British disc jockey and radio presenter

Jaguar Bingham (known mononymously as Jaguar) is a British disc jockey and radio presenter who presents on BBC Radio 1 and co-hosts the annual International Music Summit Ibiza.

== Early life ==
Jaguar is half Ghanaian and half English, and grew up on the island of Alderney in the Channel Islands, before going to school in Hampshire from the age of 10.

== Career ==
Jaguar presented on student radio while at university in Leeds. At the age of 19, she started an internship at BBC Radio 1 and 1Xtra. She also had work experience at Mixmag in 2015 and was their weekend editor for two years before hosting the Mixmag's weekly office party The Lab LDN.

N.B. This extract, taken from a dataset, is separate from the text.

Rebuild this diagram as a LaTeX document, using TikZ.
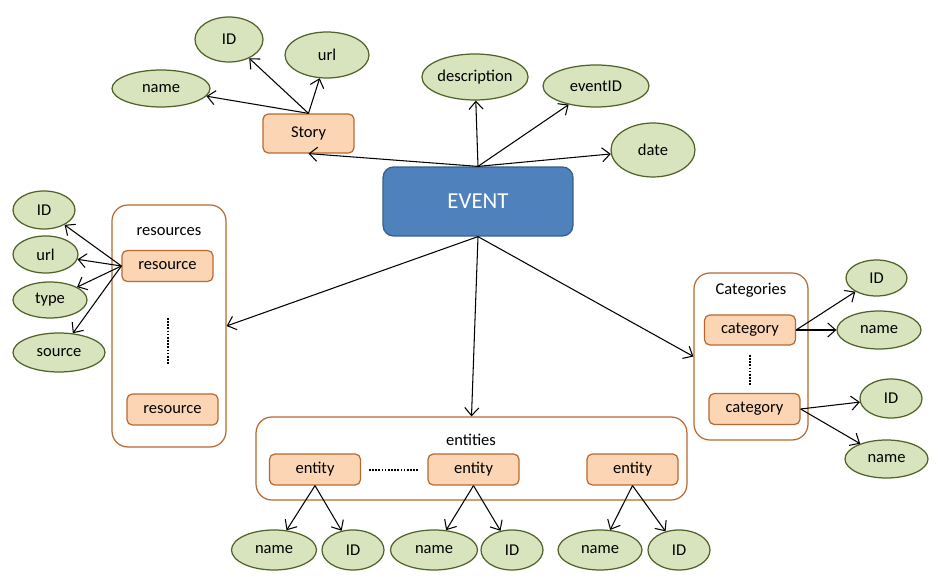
\documentclass[tikz,border=0pt]{standalone}
\usepackage{fontspec}
\setmainfont{Carlito}
\usetikzlibrary{arrows.meta}
\usetikzlibrary{shapes.geometric}
\definecolor{leaf}{HTML}{D7E4BD}
\definecolor{leafline}{HTML}{4F6228}
\definecolor{peach}{HTML}{FCD5B5}
\definecolor{rust}{HTML}{B9692E}
\definecolor{sky}{HTML}{4F81BD}
\definecolor{skyline}{HTML}{385D8A}
\tikzset{attr/.style = {ellipse, draw = leafline, fill = leaf, line width = 0.7pt, inner sep = 0,
                        minimum height = 0.76cm, font = \fontsize{9.4}{10}\selectfont}}
\tikzset{item/.style = {draw = rust, fill = peach, rounded corners = 3pt, line width = 0.7pt, inner sep = 0,
                        minimum width = 1.82cm, minimum height = 0.62cm, font = \fontsize{9.4}{10}\selectfont}}
\tikzset{group/.style = {draw = rust, rounded corners = 9pt, line width = 0.7pt, inner sep = 0}}
\tikzset{title/.style = {inner sep = 0, font = \fontsize{9.4}{10}\selectfont}}
\tikzset{link/.style = {-{Straight Barb[length = 4.5pt, width = 8pt]}, line width = 0.6pt}}
\tikzset{dots/.style = {line width = 1.1pt, dash pattern = on 0.9pt off 0.9pt}}

\begin{document}
\begin{tikzpicture}[x = 0.02cm, y = -0.02cm]
  \useasboundingbox (0, 0) rectangle (938, 577);

  \node [draw = skyline, fill = sky, rounded corners = 6pt, line width = 0.7pt, minimum width = 3.8cm,
         minimum height = 1.38cm, text = white, font = \fontsize{13}{15}\selectfont] (event) at (478, 201.5) {EVENT};

  % story
  \node [item, minimum height = 0.78cm] (story) at (308.5, 133.5) {Story};
  \node [attr, minimum width = 1.36cm, minimum height = 0.9cm] (storyid) at (229, 39.5) {ID};
  \node [attr, minimum width = 1.68cm, minimum height = 0.92cm] (storyurl) at (327, 55) {url};
  \node [attr, minimum width = 1.96cm, minimum height = 0.74cm] (storyname) at (161, 88.5) {name};
  \draw [link] (story.north) -- (storyname);
  \draw [link] (story.north) -- (storyid);
  \draw [link] (story.north) -- (storyurl);

  \node [attr, minimum width = 2.12cm, minimum height = 0.92cm] (desc) at (475, 77) {description};
  \node [attr, minimum width = 2.12cm, minimum height = 0.84cm] (eventid) at (596, 86) {eventID};
  \node [attr, minimum width = 1.68cm, minimum height = 1.08cm] (date) at (653, 150) {date};
  \draw [link] (event.north) -- (story.south);
  \draw [link] (event.north) -- (desc);
  \draw [link] (event.north) -- (eventid);
  \draw [link] (event.north) -- (date);

  % resources
  \node [group, minimum width = 2.28cm, minimum height = 4.84cm] (resources) at (169, 326) {};
  \node [title] (restitle) at (169, 232) {resources};
  \node [item] (resa) at (167.5, 266) {resource};
  \node [item] (resb) at (172.5, 409.5) {resource};
  \draw [dots] (168, 318) -- (168, 364);
  \node [attr, minimum width = 1.24cm] (resid) at (44, 210) {ID};
  \node [attr, minimum width = 1.3cm, minimum height = 0.74cm] (resurl) at (45.5, 254.5) {url};
  \node [attr, minimum width = 1.48cm, minimum height = 0.72cm] (restype) at (50, 300) {type};
  \node [attr, minimum width = 1.84cm, minimum height = 0.78cm] (ressource) at (59, 352.5) {source};
  \draw [link] (resa.west) -- (resid);
  \draw [link] (resa.west) -- (resurl);
  \draw [link] (resa.west) -- (restype);
  \draw [link] (resa.west) -- (ressource);

  % categories
  \node [group, minimum width = 2.28cm, minimum height = 3.34cm] (cats) at (751, 356.5) {};
  \node [title] (cattitle) at (751, 290) {Categories};
  \node [item, minimum height = 0.6cm] (cata) at (750, 330) {category};
  \node [item] (catb) at (754.5, 409) {category};
  \draw [dots] (750, 355) -- (750, 385);
  \node [attr, minimum width = 1.22cm, minimum height = 0.72cm] (cataid) at (876.5, 278) {ID};
  \node [attr, minimum width = 1.68cm] (cataname) at (879, 330) {name};
  \node [attr, minimum width = 1.24cm, minimum height = 0.78cm] (catbid) at (891, 398.5) {ID};
  \node [attr, minimum width = 1.66cm] (catbname) at (886.5, 459) {name};
  \draw [link] (cata.east) -- (cataid);
  \draw [link] (cata.east) -- (cataname);
  \draw [link] (catb.east) -- (catbid);
  \draw [link] (catb.east) -- (catbname);

  % entities
  \node [group, minimum width = 8.62cm, minimum height = 1.66cm] (ents) at (471.5, 458.5) {};
  \node [title] (enttitle) at (471, 440) {entities};
  \draw [dots] (369, 470) -- (418, 470);
  \foreach \e/\x/\nx/\nw/\ix in {enta/315/274/1.7/353, entb/473.5/434/1.74/512, entc/632.5/600/1.68/679} {
    \node [item] (\e) at (\x, 469.5) {entity};
    \node [attr, minimum width = \nw cm, minimum height = 0.8cm] (\e-name) at (\nx, 550) {name};
    \node [attr, minimum width = 1.24cm, minimum height = 0.8cm] (\e-id) at (\ix, 550) {ID};
    \draw [link] (\e.south) -- (\e-name);
    \draw [link] (\e.south) -- (\e-id);
  }

  \draw [link] (event.south) -- (resources.east);
  \draw [link] (event.south) -- (ents.north);
  \draw [link] (event.south) -- (cats.west);
\end{tikzpicture}
\end{document}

At Radio 1, Jaguar works in the BBC Introducing team. In April 2020, she began presenting the Introducing Dance show on Sunday nights, which moved to Thursday nights as part of a wider timetable reshuffle in September 2021. In 2021, Mixmag crowned Jaguar Broadcaster of the year and she won DJ Mag's Best of British Best Radio Show award by public vote. She also launched Future1000, an initiative focused on helping develop the electronic music careers of female, trans, and non-binary applicants of ages 12–18, consisting of a free, 12-part video course introducing them to DJing, music production, and radio hosting. Jaguar launched the weekly dance music podcast UTOPIA Talks in 2021, which focuses on celebrating dance music and examines the various challenges facing the electronic music scene.

In 2022 Jaguar founded the Jaguar Foundation, an organisation created to make electronic music more equitable for marginalised groups. The foundation published their debut report Progressing Gender Representation in UK Dance Music in August 2022.

Since 2022, Jaguar has been the co-host of the International Music Summit Ibiza alongside DJ Pete Tong.

== Personal life ==
Jaguar is queer and lives in East London.